Just Tattoo of Us is an MTV British entertainment reality tattoo programme that follows couples, friends, or family members as they go to the Just Tattoo of Us parlour to design each other's tattoo. Announced in November 2016 by MTV the series began airing on 3 April 2017 and has aired a total of four series of the show up to 6 May 2019, a fifth series has been confirmed and began on 18 November 2019. In March 2020, it was confirmed by MTV that the show would be rested to make room for new upcoming shows.

Summary
The show follows Charlotte Crosby and Stephen Bear as they open the doors to the 'Just Tattoo of Us' tattoo parlour in London. In each episode, pairs of friends, family members, or couples enter the parlour and explain to Bear and Crosby their relationship and the reasoning behind entering the show. They then individually visit the tattoo artist who has made a design for the other person based on a brief previously sent in. However, in this parlour, everyone who arrives will be getting a tattoo but will not have any say in what it is, as it will be designed by their friend, partner or family member who they came with, and the same will be done the other way round. After the designs are finished, everyone comes together for the reveal where the tattoos are finally seen. The participants then give their feedback on their tattoo, and Crosby and Bear also share their opinions.

Cast
This is a list of current and former presenters and tattooists on MTV's Just Tattoo of Us.

Key
  = Presenter 
  = Tattooist 
  = Guest presenter 

Guest Presenters (episode they presented)

 Danny Robinson (Series 1 Episode 8)
Matt Richardson (Series 1 Episode 9)
 Charl Davies (Series 3 Episode 2)

Guest Co-Presenters (episode(s) they co-presented with Charlotte Crosby)

Josh Ritchie (Series 4 Episode 1, Series 4 Episode 5, Series 4 Episode 10)
 Charl Davies (Series 4 Episode 2)
 Chloe Ferry (Series 4 Episode 3, Series 4 Episode 7)
 Joey Essex (Series 4 Episode 4, Series 4 Episode 8)
 Aaron Chalmers (Series 4 Episode 6, Series 4 Episode 12)
 Lateysha Grace (Series 4 Episode 9, Series 5 Episode 1+2)
 Nathan Henry (Series 4 Episode 11)

Development and production
In November 2016, MTV and Charlotte Crosby announced, via social media, a new reality tattoo series titled Just Tattoo of Us, presented by Stephen Bear and Crosby. The series was filmed in early 2017 for a 3 April broadcast. It was announced on This Morning that Crosby and Bear had decided to take part in the series as well by designing a tattoo for each other on the final episode of the series.

It was announced on 24 April 2017 that MTV had ordered a second series of Just Tattoo of Us. The second series began filming on 20 May 2017. It was also confirmed that Charlotte and Stephen would be returning as hosts. The second series began airing on 2 October 2017 and concluded on 4 December 2017.

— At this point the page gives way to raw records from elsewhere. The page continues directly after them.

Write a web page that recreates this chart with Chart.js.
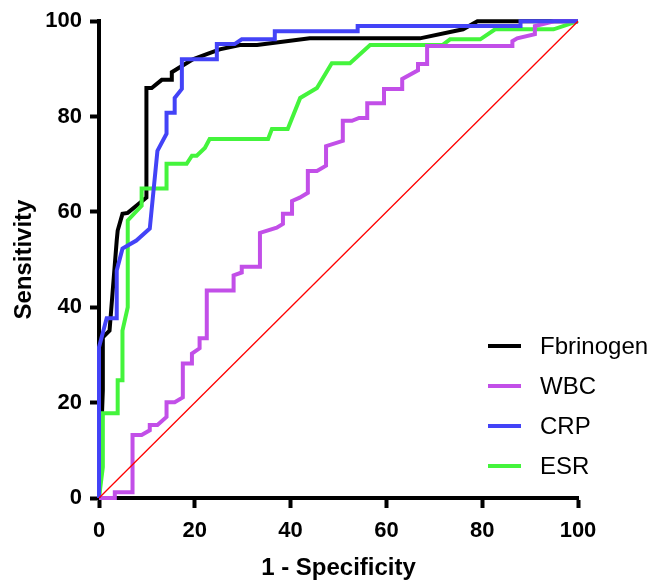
<!DOCTYPE html>
<html>
<head>
<meta charset="utf-8">
<script src="https://cdn.jsdelivr.net/npm/chart.js@4"></script>
<style>
  html, body { margin: 0; padding: 0; background: #fff; }
</style>
</head>
<body>
<canvas id="roc" width="652" height="583"></canvas>
<script>
// ROC curves, x = 1 - specificity (%), y = sensitivity (%)
const labels = ["Fbrinogen", "WBC", "CRP", "ESR"];
const tickValues = [0, 20, 40, 60, 80, 100];

const fibX = [0, 0.8, 0.8, 2.2, 3.7, 3.9, 4.9, 6.0, 9.9, 9.9, 11.0, 13.1, 15.2, 15.2, 17.3, 19.6, 22.5, 25.2, 29.4, 33.0, 44.0, 67.0, 76.0, 79.0, 100];
const fibY = [0, 22.6, 33.7, 35.1, 54.0, 56.1, 59.6, 59.8, 63.0, 86.0, 86.0, 87.7, 87.7, 89.3, 90.6, 92.0, 93.1, 94.1, 95.0, 95.0, 96.4, 96.4, 98.3, 100, 100];

const wbcX = [0, 3.3, 3.3, 7.0, 7.0, 8.9, 10.6, 10.6, 12.2, 14.1, 14.1, 15.8, 17.5, 17.5, 19.4, 19.4, 21.0, 21.0, 22.5, 22.5, 28.1, 28.1, 29.8, 29.8, 33.6, 33.6, 37.1, 38.4, 38.4, 40.3, 40.3, 41.9, 43.6, 43.6, 45.5, 47.4, 47.4, 50.9, 50.9, 52.8, 54.3, 56.0, 56.0, 59.5, 59.5, 63.3, 63.3, 66.6, 66.6, 68.5, 68.5, 86.3, 86.3, 87.3, 91.0, 91.0, 95.0, 100];
const wbcY = [0, 0, 1.2, 1.2, 13.2, 13.2, 14.2, 15.3, 15.3, 17.0, 20.1, 20.1, 21.1, 28.2, 28.2, 30.3, 31.4, 33.5, 33.5, 43.5, 43.5, 46.7, 47.3, 48.5, 48.5, 55.6, 56.7, 57.5, 59.6, 59.6, 62.3, 63.0, 64.0, 68.6, 68.6, 69.7, 73.8, 74.9, 79.1, 79.1, 79.7, 79.7, 82.8, 82.8, 85.8, 85.8, 87.9, 89.7, 91.0, 91.0, 94.8, 94.8, 95.8, 96.4, 97.3, 99.0, 100, 100];

const crpX = [0, 0, 1.6, 3.7, 3.7, 4.9, 7.8, 10.6, 12.2, 14.1, 14.1, 15.8, 15.8, 17.3, 17.3, 24.6, 24.6, 28.3, 29.8, 36.7, 36.7, 54.0, 54.0, 88.0, 88.0, 100];
const crpY = [0, 31.6, 37.7, 37.7, 47.7, 52.3, 54.0, 56.5, 72.8, 76.4, 80.8, 80.8, 83.9, 85.8, 92.0, 92.0, 95.2, 95.2, 96.2, 96.2, 97.9, 97.9, 99.0, 99.0, 100, 100];

const esrX = [0, 0.8, 0.8, 3.9, 3.9, 4.9, 4.9, 6.0, 6.0, 8.9, 8.9, 14.1, 14.1, 18.3, 19.4, 20.4, 22.1, 23.1, 35.3, 36.1, 39.4, 42.0, 45.5, 48.6, 52.4, 56.6, 71.7, 73.3, 79.6, 82.7, 94.9, 100];
const esrY = [0, 6.5, 17.8, 17.8, 24.7, 24.7, 35.1, 40.0, 58.2, 61.3, 64.9, 64.9, 70.1, 70.1, 71.8, 71.8, 73.4, 75.3, 75.3, 77.4, 77.4, 83.9, 86.0, 91.2, 91.2, 95.0, 95.0, 96.2, 96.2, 98.3, 98.3, 100];

const refX = [0, 100];
const refY = [0, 100];

const colors = ["#000000", "#c24fe8", "#4343f7", "#44f43c"];

function pts(xs, ys) {
  return xs.map((x, i) => ({ x: x, y: ys[i] }));
}

const font = "'Liberation Sans', Arial, Helvetica, sans-serif";

// legend drawn by hand, bottom right, partly outside the plot area
const rocLegend = {
  id: "rocLegend",
  afterDraw(chart) {
    const ctx = chart.ctx;
    ctx.save();
    ctx.font = "24px " + font;
    ctx.textBaseline = "middle";
    ctx.textAlign = "left";
    chart.data.datasets.forEach((ds) => {
      if (!ds.showInLegend) return;
      const y = 346 + ds.legendRow * 40;
      ctx.strokeStyle = ds.borderColor;
      ctx.lineWidth = 4;
      ctx.beginPath();
      ctx.moveTo(488, y);
      ctx.lineTo(521, y);
      ctx.stroke();
      ctx.fillStyle = "#000";
      ctx.fillText(ds.label, 540, y + 1);
    });
    ctx.restore();
  }
};

const lineStyle = {
  borderWidth: 4,
  pointRadius: 0,
  tension: 0,
  fill: false,
  clip: false,
  borderJoinStyle: "miter",
  showInLegend: true
};

new Chart(document.getElementById("roc"), {
  type: "line",
  data: {
    datasets: [
      Object.assign({ label: labels[0], data: pts(fibX, fibY), borderColor: colors[0], legendRow: 0, order: 4 }, lineStyle),
      Object.assign({ label: labels[1], data: pts(wbcX, wbcY), borderColor: colors[1], legendRow: 1, order: 2 }, lineStyle),
      Object.assign({ label: labels[2], data: pts(crpX, crpY), borderColor: colors[2], legendRow: 2, order: 1 }, lineStyle),
      Object.assign({ label: labels[3], data: pts(esrX, esrY), borderColor: colors[3], legendRow: 3, order: 3 }, lineStyle),
      { label: "ref", data: pts(refX, refY), borderColor: "#ff0000", borderWidth: 1.3, pointRadius: 0, clip: false, order: 0, showInLegend: false }
    ]
  },
  options: {
    responsive: false,
    animation: false,
    devicePixelRatio: 1,
    layout: { padding: { top: 20, right: 74, left: 0, bottom: 0 } },
    plugins: {
      legend: { display: false },
      tooltip: { enabled: false }
    },
    scales: {
      x: {
        type: "linear",
        min: 0,
        max: 100,
        afterFit(scale) { scale.height = 85; },
        afterBuildTicks(scale) { scale.ticks = tickValues.map(v => ({ value: v })); },
        border: { display: true, color: "#000", width: 4 },
        grid: { drawOnChartArea: false, drawTicks: true, tickLength: 10, tickWidth: 4, tickColor: "#000" },
        ticks: { color: "#000", padding: 10, maxRotation: 0, font: { family: font, size: 22, weight: "bold" } },
        title: { display: true, text: "1 - Specificity", color: "#000", padding: { top: 0, bottom: 0 }, font: { family: font, size: 24, weight: "bold" } }
      },
      y: {
        type: "linear",
        min: 0,
        max: 100,
        afterFit(scale) { scale.width = 99; },
        afterBuildTicks(scale) { scale.ticks = tickValues.map(v => ({ value: v })); },
        border: { display: true, color: "#000", width: 4 },
        grid: { drawOnChartArea: false, drawTicks: true, tickLength: 9, tickWidth: 4, tickColor: "#000" },
        ticks: { color: "#000", padding: 8, font: { family: font, size: 22, weight: "bold" } },
        title: { display: true, text: "Sensitivity", color: "#000", padding: { top: 10, bottom: 0 }, font: { family: font, size: 24, weight: "bold" } }
      }
    }
  },
  plugins: [rocLegend]
});
</script>
</body>
</html>
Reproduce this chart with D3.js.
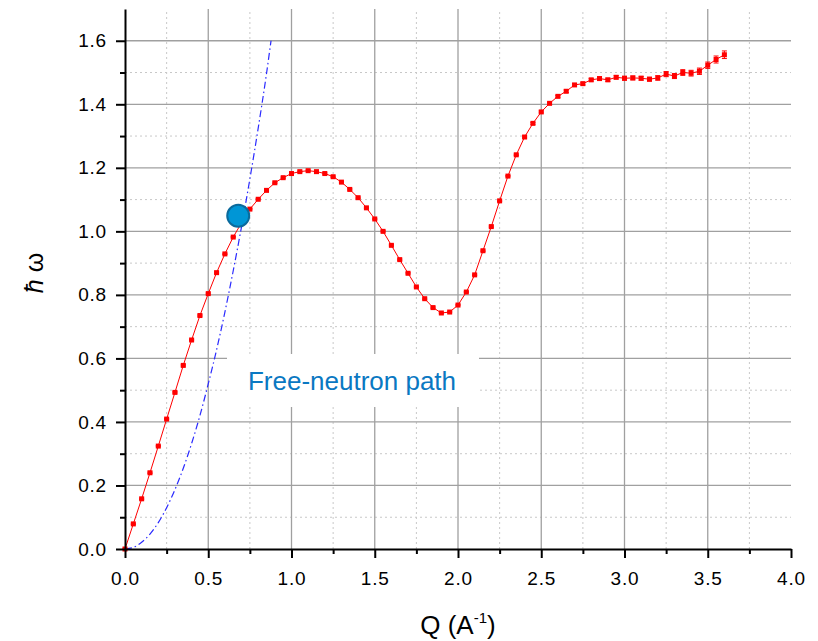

It was confirmed that Just Tattoo of Us would return for a third series in 2018. It was announced that Stephen Bear would be replaced by Scotty T in series three. The third series began airing on 21 May 2018 and concluded on 23 July 2018. It also marked the first series to broadcast the episodes in non-chronological order.

It was confirmed that Just Tattoo of Us would return for a fourth series at the end of 2018. It was also confirmed that Charlotte Crosby would present alongside special guest presenters due to Scotty T quitting the show to rejoin Geordie Shore. The guest presenters included: Josh Ritchie, Aaron Chalmers, Chloe Ferry, Nathan Henry, Lateysha Grace, Joey Essex and Charl Davies. The fourth series began airing on 29 October 2018. For the first time in the shows history, this series was split in two. The final episode of part one aired on 3 December 2018, and the first episode of part two aired on 1 April 2019 and concluded on 6 May 2019.

Episodes

Series overview

Series 1 (2017) 
It was announced in November 2016 that MTV had announced that Geordie Shore star Charlotte Crosby and Ex on the Beach star Stephen Bear would present a new reality tattoo show to air in 2017, the first series began airing on MTV on 3 April and concluded on 29 May 2017.

Ratings (series 1)

Series 2 (2017) 
It was announced on 24 April 2017 that MTV had ordered a series to air later in the year. It was also confirmed that Charlotte and Stephen would both return as host for the second series, filming began on 20 May 2017. It was confirmed that all the tattooists would be returning. The second series will begin on 2 October 2017. The second series will see a new Tattooist Jen join the show. Series two was the last series to have Stephen Bear as presenter due to him leaving the show at the end of filming for the second series.

Ratings (series 2)

Series 3 (2018)
It was announced on 14 August 2017 that Just Tattoo of Us was renewed for a third series. The series will begin to air on 21 August 2018. Charlotte Crosby who will be returning for her third series. The third series will see Scotty T join the show as Charlotte's co-presenter due to Bear quitting the series in Series Two. The third series will also see a 2 new Tattooists Hue & Jason join the show, replacing Atom & John.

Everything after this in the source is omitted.